• REQUIREMENT
In the listing below, pick out lines with "matplotlib".

• DATASET EXTRACT
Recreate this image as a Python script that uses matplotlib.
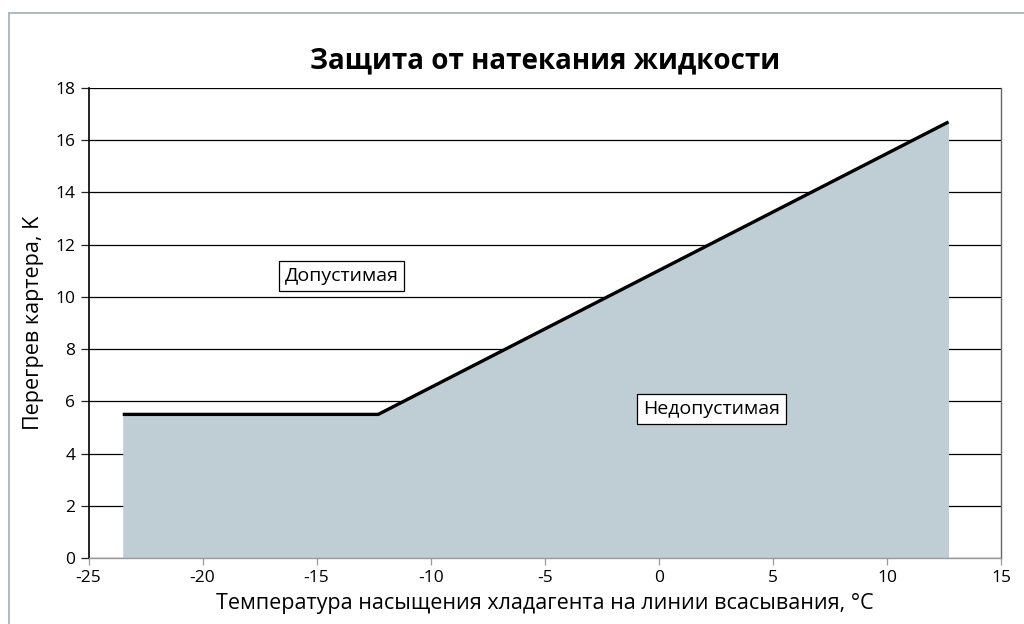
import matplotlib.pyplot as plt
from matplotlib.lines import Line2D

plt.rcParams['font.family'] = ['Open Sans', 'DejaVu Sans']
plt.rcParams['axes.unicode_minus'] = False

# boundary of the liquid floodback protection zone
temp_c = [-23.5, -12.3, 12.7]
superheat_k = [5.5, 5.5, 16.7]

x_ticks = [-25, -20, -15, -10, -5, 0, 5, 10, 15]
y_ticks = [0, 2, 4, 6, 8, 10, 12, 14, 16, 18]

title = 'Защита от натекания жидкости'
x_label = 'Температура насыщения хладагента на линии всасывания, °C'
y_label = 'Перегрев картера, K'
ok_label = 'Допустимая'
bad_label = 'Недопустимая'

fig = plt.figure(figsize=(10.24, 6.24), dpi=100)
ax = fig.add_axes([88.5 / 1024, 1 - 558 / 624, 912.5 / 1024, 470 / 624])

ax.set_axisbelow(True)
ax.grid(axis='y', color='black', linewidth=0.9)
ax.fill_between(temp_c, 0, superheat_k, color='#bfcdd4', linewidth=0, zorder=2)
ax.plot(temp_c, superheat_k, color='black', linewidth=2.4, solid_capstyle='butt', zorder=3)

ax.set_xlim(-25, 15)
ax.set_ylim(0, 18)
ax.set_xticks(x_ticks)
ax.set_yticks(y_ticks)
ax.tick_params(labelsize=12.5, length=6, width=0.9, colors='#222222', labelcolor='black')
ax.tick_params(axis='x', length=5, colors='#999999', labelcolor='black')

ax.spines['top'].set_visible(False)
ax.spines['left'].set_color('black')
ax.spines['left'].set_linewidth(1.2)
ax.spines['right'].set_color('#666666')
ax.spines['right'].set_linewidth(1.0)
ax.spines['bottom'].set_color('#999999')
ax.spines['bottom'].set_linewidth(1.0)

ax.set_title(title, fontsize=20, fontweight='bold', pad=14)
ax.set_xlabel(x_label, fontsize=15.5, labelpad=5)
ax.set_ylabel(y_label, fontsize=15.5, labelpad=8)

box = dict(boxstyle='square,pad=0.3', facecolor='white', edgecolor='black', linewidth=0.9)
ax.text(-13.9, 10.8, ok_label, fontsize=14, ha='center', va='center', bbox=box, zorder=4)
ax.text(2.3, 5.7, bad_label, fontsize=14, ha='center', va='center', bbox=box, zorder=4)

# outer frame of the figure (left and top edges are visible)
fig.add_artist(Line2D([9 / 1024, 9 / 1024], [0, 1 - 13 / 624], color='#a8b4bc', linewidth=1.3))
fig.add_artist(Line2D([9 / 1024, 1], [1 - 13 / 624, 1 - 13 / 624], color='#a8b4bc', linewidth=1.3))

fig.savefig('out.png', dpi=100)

• REPLY TO THE TASK
Recreate this image as a Python script that uses matplotlib.
import matplotlib.pyplot as plt
from matplotlib.lines import Line2D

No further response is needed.